In our previous posts we laid the foundation for why pipes burst and what makes them weak. Understanding this information can help us prevent burst pipes. Here are 6 key prevention methods:
- If there is piping in an area of the building that may reach temperatures below 40 F, leave faucet valves slightly open. Allowing a slow and steady drip will reduce the pressure that would otherwise be created by an ice dam.
- Building and pipe insulation – although this alone will not always prevent freeze, it will delay it. The building envelope, amount and distribution of the insulation in the building must be considered and there are several methods and materials used for insulating including: R-value/heat transfer, fiberglass insulation, natural insulation and foam insulation. Methods employed include box in methods, tent insulation or roof line and foam insulation.
- If a property is vacant or temporarily not in use, check to ensure the heating system is properly set and that it has adequate reserves. If the property is completely vacant and there is no use for water, then the most obvious and complete method of preventing a burst pipe is to turn the water off at the main and open all faucets, allowing them to flow until empty and leaving them open until the water is turned back on again. Supply lines are the source of the most significant water damage during pipe freeze as they are bigger with more volume accumulation.
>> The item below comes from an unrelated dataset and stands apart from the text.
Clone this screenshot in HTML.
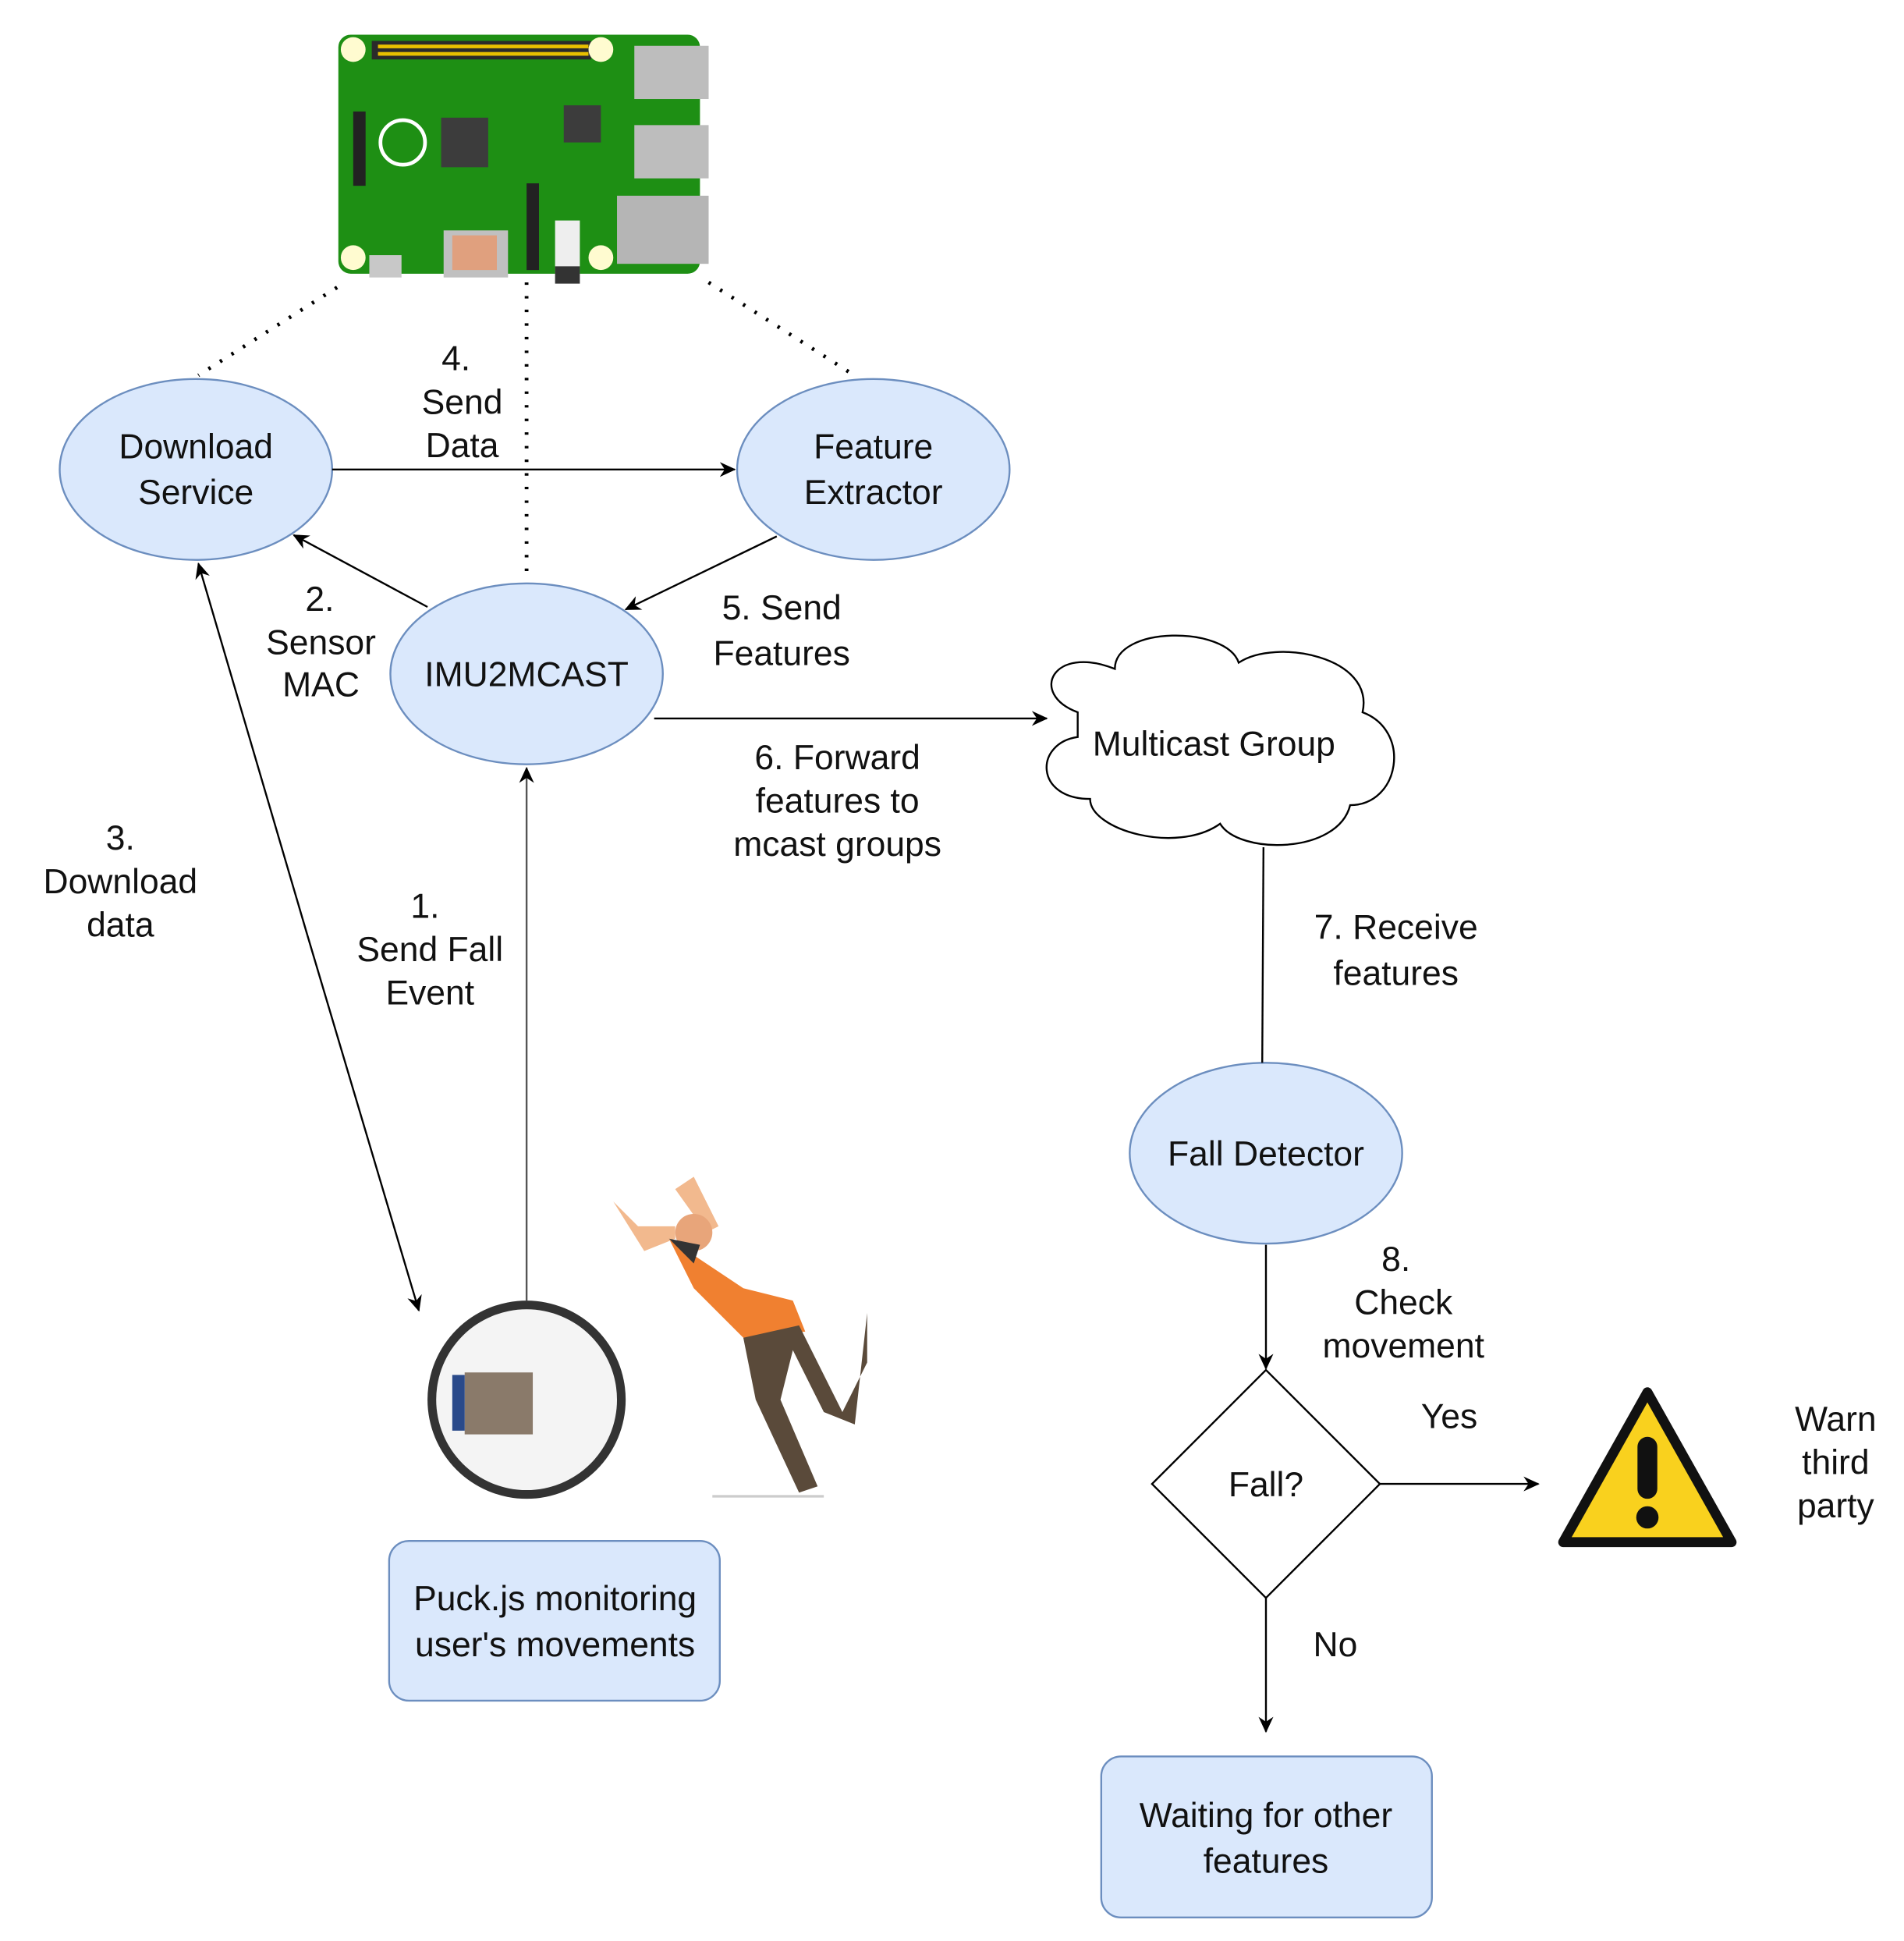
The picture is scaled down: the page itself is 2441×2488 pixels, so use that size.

- Develop a procedure to respond to loss of heat or electricity by identifying areas of the property that lose heat quickly and install a thermostat there so that you can ensure it remains above 40 F.
- Service heating systems regularly and check windows and doors to ensure there are no openings or breaks.
- Be aware that pipes are most susceptible to freezing when located in an outside wall, under a sink on an outside wall, and in an unheated crawlspace.
In conclusion, you can save yourself a lot of hassle and money by following these methods and understanding how pipe bursts occur.